* What to produce *
Copy exactly the lines from the one containing "Clone this chart in Apache ECharts." through the one containing "const chart = echarts.init(document.getElementById('chart'))", both included, and nothing else.

* Supplied entries *
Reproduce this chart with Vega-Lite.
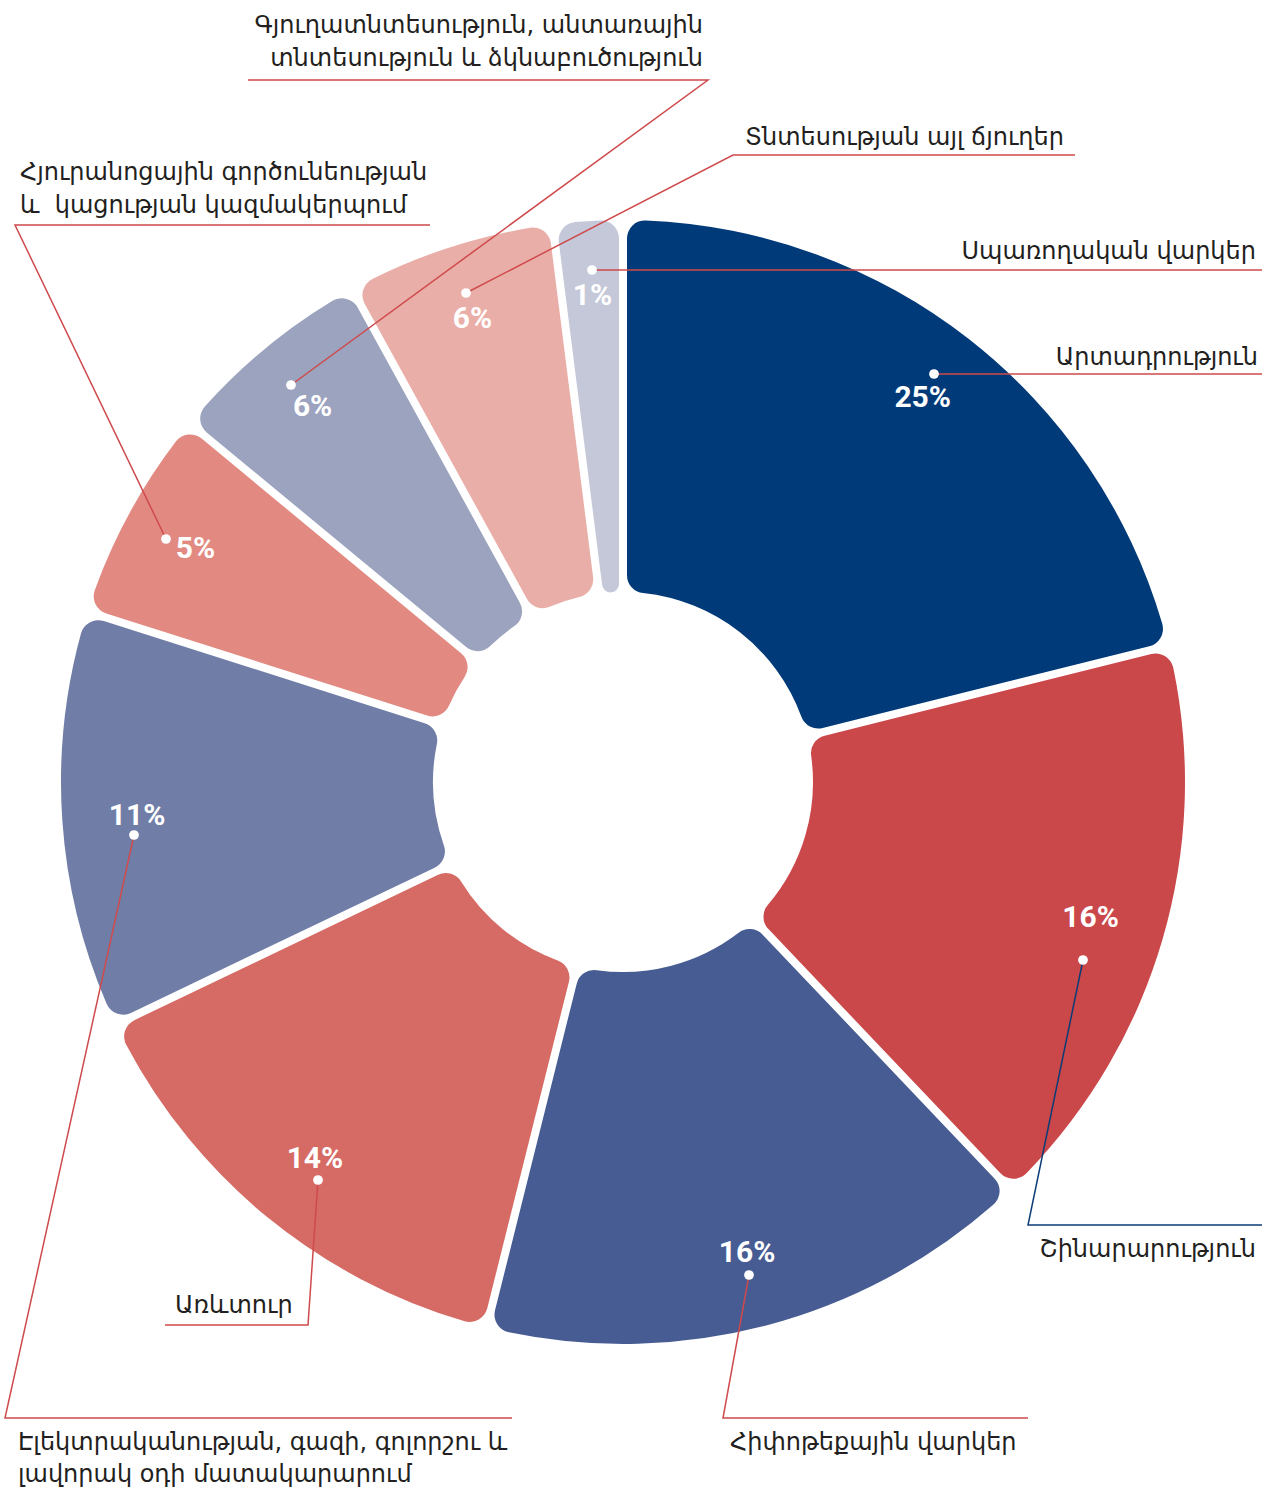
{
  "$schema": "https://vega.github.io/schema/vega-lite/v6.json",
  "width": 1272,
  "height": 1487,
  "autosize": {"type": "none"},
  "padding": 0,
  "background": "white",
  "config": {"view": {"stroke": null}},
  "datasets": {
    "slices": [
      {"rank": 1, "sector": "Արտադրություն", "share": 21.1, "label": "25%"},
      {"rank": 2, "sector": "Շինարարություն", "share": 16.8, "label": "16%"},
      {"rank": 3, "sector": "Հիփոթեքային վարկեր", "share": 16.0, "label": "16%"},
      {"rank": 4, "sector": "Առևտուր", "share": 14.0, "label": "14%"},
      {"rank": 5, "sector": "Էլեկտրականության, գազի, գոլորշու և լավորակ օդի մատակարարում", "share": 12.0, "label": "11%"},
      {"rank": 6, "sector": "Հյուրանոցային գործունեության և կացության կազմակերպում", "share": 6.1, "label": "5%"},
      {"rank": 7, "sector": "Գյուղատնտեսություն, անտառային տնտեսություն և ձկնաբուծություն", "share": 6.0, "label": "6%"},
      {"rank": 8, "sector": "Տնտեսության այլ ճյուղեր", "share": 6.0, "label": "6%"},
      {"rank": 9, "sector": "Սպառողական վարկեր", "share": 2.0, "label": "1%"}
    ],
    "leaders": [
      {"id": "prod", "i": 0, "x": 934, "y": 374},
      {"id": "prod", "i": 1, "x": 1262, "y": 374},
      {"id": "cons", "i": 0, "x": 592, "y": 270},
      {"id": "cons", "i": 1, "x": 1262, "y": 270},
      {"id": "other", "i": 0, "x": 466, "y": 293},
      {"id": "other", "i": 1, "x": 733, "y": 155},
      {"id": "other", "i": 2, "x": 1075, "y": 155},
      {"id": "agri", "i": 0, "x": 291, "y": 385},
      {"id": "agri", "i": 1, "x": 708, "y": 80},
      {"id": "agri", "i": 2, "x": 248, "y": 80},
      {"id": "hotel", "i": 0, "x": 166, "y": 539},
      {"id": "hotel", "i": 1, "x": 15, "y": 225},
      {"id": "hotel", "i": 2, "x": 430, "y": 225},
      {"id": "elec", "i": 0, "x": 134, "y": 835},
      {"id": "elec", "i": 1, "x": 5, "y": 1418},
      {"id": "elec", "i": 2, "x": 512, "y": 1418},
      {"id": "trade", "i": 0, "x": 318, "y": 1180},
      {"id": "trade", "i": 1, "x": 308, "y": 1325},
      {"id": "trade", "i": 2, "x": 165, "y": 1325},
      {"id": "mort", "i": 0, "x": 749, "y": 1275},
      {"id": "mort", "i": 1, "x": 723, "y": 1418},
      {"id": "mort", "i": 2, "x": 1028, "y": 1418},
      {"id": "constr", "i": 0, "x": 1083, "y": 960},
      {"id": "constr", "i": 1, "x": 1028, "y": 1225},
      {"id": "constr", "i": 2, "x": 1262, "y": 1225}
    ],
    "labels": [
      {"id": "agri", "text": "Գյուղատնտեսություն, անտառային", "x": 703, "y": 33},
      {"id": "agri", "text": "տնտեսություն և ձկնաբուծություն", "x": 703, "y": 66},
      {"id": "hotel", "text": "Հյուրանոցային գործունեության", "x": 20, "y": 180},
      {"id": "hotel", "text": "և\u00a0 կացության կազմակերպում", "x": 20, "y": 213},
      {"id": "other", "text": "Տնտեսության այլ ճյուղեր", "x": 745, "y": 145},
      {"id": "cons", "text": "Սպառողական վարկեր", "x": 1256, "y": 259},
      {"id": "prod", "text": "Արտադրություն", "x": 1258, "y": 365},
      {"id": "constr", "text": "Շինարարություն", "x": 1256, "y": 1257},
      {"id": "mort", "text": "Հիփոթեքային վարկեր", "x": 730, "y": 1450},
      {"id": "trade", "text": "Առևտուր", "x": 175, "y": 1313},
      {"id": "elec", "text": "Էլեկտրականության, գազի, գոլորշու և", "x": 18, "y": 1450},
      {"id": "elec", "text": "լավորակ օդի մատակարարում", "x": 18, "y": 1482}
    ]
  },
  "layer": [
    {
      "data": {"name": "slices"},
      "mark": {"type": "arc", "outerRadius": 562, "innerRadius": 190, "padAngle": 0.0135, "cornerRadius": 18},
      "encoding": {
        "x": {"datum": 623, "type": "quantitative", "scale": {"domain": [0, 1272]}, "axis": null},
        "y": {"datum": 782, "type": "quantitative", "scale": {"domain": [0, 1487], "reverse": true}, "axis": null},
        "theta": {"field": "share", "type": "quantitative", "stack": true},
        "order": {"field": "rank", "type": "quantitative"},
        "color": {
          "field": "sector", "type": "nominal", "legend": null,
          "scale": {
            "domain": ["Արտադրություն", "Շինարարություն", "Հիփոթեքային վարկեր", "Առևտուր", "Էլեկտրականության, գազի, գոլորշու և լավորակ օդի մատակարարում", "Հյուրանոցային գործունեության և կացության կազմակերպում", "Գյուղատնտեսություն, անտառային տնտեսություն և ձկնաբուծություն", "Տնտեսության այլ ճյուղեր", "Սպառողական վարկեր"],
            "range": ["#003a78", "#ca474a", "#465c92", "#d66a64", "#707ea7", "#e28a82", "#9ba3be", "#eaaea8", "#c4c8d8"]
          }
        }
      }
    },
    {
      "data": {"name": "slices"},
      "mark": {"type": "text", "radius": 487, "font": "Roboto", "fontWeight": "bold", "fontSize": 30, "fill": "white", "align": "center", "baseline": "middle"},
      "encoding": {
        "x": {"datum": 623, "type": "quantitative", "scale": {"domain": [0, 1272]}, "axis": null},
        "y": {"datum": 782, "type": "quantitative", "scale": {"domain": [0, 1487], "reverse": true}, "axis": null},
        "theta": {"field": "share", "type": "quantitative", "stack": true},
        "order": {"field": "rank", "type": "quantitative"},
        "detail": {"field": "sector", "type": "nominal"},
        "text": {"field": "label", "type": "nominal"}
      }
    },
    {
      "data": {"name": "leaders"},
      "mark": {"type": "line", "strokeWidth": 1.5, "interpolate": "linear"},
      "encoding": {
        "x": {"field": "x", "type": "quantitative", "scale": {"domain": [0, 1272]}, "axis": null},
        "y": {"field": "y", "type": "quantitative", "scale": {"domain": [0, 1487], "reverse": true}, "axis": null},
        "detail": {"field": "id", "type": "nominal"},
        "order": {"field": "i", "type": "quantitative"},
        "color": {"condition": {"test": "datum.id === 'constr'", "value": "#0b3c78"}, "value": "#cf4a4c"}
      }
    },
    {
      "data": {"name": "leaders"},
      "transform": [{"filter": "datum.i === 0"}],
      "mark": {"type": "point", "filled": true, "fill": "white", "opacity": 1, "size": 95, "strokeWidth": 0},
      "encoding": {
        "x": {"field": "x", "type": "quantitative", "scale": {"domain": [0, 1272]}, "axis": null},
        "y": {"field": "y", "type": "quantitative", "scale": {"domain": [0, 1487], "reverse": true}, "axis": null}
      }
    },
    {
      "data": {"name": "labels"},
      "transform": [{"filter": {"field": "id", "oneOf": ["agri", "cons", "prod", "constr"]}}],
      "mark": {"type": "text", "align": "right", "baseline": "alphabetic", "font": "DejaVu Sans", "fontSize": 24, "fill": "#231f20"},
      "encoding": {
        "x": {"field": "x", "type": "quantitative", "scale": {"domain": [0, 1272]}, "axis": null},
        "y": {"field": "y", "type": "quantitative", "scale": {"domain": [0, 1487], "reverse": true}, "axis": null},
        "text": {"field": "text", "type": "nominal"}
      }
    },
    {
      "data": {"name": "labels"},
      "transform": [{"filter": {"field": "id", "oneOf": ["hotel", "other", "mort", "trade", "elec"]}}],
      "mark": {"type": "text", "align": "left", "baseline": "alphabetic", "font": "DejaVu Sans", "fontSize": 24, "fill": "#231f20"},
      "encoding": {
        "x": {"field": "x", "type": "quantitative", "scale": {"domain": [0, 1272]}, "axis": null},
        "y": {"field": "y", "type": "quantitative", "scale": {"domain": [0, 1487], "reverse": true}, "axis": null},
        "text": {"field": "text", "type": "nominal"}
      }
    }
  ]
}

--

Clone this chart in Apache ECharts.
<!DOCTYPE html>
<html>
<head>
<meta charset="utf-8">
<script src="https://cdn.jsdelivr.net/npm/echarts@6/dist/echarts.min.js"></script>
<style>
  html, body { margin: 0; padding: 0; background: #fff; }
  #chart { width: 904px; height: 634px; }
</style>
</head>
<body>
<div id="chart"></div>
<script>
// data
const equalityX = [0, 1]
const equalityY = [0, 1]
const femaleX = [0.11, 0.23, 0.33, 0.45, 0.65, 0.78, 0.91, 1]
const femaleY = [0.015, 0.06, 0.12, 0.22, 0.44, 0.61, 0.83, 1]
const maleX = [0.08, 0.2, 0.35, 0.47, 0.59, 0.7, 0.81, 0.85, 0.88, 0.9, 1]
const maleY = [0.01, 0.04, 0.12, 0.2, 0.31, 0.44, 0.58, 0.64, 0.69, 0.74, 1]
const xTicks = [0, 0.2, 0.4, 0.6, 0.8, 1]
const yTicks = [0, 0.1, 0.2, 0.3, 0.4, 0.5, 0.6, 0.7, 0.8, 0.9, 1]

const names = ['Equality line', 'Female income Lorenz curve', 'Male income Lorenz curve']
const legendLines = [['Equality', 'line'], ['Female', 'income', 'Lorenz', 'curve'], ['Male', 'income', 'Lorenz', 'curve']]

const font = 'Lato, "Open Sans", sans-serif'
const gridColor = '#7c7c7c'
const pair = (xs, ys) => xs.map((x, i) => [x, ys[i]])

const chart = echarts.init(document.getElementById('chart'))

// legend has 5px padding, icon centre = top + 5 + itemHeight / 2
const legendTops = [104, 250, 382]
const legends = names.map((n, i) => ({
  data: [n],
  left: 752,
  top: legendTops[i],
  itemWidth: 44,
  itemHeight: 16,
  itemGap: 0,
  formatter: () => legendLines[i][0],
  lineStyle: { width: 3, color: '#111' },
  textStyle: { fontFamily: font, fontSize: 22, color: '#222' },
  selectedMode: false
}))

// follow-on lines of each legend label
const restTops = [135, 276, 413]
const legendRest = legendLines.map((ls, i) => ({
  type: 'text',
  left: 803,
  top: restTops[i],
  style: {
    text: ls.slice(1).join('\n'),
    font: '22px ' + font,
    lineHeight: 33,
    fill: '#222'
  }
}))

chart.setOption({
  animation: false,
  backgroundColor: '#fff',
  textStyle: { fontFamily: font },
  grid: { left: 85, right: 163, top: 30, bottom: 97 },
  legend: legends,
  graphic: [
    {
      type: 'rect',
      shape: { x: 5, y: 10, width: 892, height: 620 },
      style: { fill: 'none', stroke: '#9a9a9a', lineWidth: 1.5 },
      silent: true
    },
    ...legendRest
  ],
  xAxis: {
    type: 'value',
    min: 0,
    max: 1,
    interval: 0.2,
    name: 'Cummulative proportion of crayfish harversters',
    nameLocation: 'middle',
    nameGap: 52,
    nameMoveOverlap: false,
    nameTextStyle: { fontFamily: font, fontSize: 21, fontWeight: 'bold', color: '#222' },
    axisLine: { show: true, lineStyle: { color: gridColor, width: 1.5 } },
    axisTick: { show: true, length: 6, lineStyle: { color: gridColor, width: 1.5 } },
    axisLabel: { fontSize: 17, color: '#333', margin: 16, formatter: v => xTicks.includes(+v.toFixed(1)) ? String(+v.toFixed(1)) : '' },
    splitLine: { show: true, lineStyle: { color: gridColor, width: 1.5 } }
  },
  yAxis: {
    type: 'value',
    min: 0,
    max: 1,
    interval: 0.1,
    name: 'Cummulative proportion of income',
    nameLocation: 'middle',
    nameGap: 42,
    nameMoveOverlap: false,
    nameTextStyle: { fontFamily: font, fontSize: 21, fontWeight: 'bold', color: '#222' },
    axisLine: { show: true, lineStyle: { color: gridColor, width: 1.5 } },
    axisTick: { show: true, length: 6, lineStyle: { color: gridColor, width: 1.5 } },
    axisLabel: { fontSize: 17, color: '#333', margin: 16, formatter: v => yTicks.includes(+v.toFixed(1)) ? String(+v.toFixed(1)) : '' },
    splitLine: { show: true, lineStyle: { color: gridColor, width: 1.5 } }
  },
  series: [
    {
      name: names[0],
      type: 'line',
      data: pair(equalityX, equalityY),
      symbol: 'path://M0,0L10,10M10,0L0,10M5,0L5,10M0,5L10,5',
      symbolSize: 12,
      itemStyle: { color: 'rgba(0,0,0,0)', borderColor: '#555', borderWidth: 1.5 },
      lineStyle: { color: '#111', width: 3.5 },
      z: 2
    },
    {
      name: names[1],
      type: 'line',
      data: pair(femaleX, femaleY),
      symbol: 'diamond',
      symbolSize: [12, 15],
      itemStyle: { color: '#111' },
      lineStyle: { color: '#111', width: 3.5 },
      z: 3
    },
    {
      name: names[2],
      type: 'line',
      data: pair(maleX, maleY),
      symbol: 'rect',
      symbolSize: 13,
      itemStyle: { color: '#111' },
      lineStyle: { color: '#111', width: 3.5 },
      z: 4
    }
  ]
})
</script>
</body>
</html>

* * *

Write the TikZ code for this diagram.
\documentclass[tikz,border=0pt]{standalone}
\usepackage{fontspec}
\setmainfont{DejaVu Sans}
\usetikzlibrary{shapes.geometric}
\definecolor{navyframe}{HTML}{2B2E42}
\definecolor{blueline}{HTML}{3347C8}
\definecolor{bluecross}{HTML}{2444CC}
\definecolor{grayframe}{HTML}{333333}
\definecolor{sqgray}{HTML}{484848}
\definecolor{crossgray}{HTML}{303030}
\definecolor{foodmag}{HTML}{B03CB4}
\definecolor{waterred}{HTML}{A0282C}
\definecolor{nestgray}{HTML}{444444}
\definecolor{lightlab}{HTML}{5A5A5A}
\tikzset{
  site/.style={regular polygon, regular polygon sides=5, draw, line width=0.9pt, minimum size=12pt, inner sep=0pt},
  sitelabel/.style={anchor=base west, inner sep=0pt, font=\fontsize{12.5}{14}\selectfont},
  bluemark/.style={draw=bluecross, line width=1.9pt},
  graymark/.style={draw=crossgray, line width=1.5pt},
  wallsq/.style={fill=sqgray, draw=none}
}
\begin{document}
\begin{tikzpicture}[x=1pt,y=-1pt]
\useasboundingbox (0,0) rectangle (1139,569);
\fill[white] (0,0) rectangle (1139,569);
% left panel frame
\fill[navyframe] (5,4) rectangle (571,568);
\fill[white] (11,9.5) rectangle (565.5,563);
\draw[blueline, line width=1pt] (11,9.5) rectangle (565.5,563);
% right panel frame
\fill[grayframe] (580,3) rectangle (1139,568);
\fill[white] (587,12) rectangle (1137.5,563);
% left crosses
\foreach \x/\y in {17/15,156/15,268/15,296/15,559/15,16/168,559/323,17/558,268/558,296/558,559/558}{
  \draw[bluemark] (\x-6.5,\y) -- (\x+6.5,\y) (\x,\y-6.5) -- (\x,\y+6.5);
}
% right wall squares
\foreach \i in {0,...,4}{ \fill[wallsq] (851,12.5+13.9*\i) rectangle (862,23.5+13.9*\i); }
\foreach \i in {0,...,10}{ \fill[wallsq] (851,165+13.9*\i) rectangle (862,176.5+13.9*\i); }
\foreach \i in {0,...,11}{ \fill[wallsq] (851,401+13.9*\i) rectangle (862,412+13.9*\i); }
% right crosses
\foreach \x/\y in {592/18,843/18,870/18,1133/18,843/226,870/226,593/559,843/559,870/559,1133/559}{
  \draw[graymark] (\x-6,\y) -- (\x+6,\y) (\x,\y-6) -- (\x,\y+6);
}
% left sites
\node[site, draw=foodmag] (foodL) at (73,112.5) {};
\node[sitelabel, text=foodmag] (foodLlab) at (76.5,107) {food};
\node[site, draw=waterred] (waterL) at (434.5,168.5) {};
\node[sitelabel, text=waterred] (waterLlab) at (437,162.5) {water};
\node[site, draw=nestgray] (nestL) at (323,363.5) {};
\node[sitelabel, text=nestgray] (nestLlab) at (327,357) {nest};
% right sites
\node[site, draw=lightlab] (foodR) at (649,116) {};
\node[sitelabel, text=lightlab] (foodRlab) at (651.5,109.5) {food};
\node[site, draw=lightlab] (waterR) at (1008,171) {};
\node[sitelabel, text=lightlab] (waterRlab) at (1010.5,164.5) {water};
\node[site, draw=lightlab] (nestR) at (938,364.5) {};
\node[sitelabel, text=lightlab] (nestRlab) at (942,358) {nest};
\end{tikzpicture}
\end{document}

* Exercise output *
Clone this chart in Apache ECharts.
<!DOCTYPE html>
<html>
<head>
<meta charset="utf-8">
<script src="https://cdn.jsdelivr.net/npm/echarts@6/dist/echarts.min.js"></script>
<style>
  html, body { margin: 0; padding: 0; background: #fff; }
  #chart { width: 904px; height: 634px; }
</style>
</head>
<body>
<div id="chart"></div>
<script>
// data
const equalityX = [0, 1]
const equalityY = [0, 1]
const femaleX = [0.11, 0.23, 0.33, 0.45, 0.65, 0.78, 0.91, 1]
const femaleY = [0.015, 0.06, 0.12, 0.22, 0.44, 0.61, 0.83, 1]
const maleX = [0.08, 0.2, 0.35, 0.47, 0.59, 0.7, 0.81, 0.85, 0.88, 0.9, 1]
const maleY = [0.01, 0.04, 0.12, 0.2, 0.31, 0.44, 0.58, 0.64, 0.69, 0.74, 1]
const xTicks = [0, 0.2, 0.4, 0.6, 0.8, 1]
const yTicks = [0, 0.1, 0.2, 0.3, 0.4, 0.5, 0.6, 0.7, 0.8, 0.9, 1]

const names = ['Equality line', 'Female income Lorenz curve', 'Male income Lorenz curve']
const legendLines = [['Equality', 'line'], ['Female', 'income', 'Lorenz', 'curve'], ['Male', 'income', 'Lorenz', 'curve']]

const font = 'Lato, "Open Sans", sans-serif'
const gridColor = '#7c7c7c'
const pair = (xs, ys) => xs.map((x, i) => [x, ys[i]])

const chart = echarts.init(document.getElementById('chart'))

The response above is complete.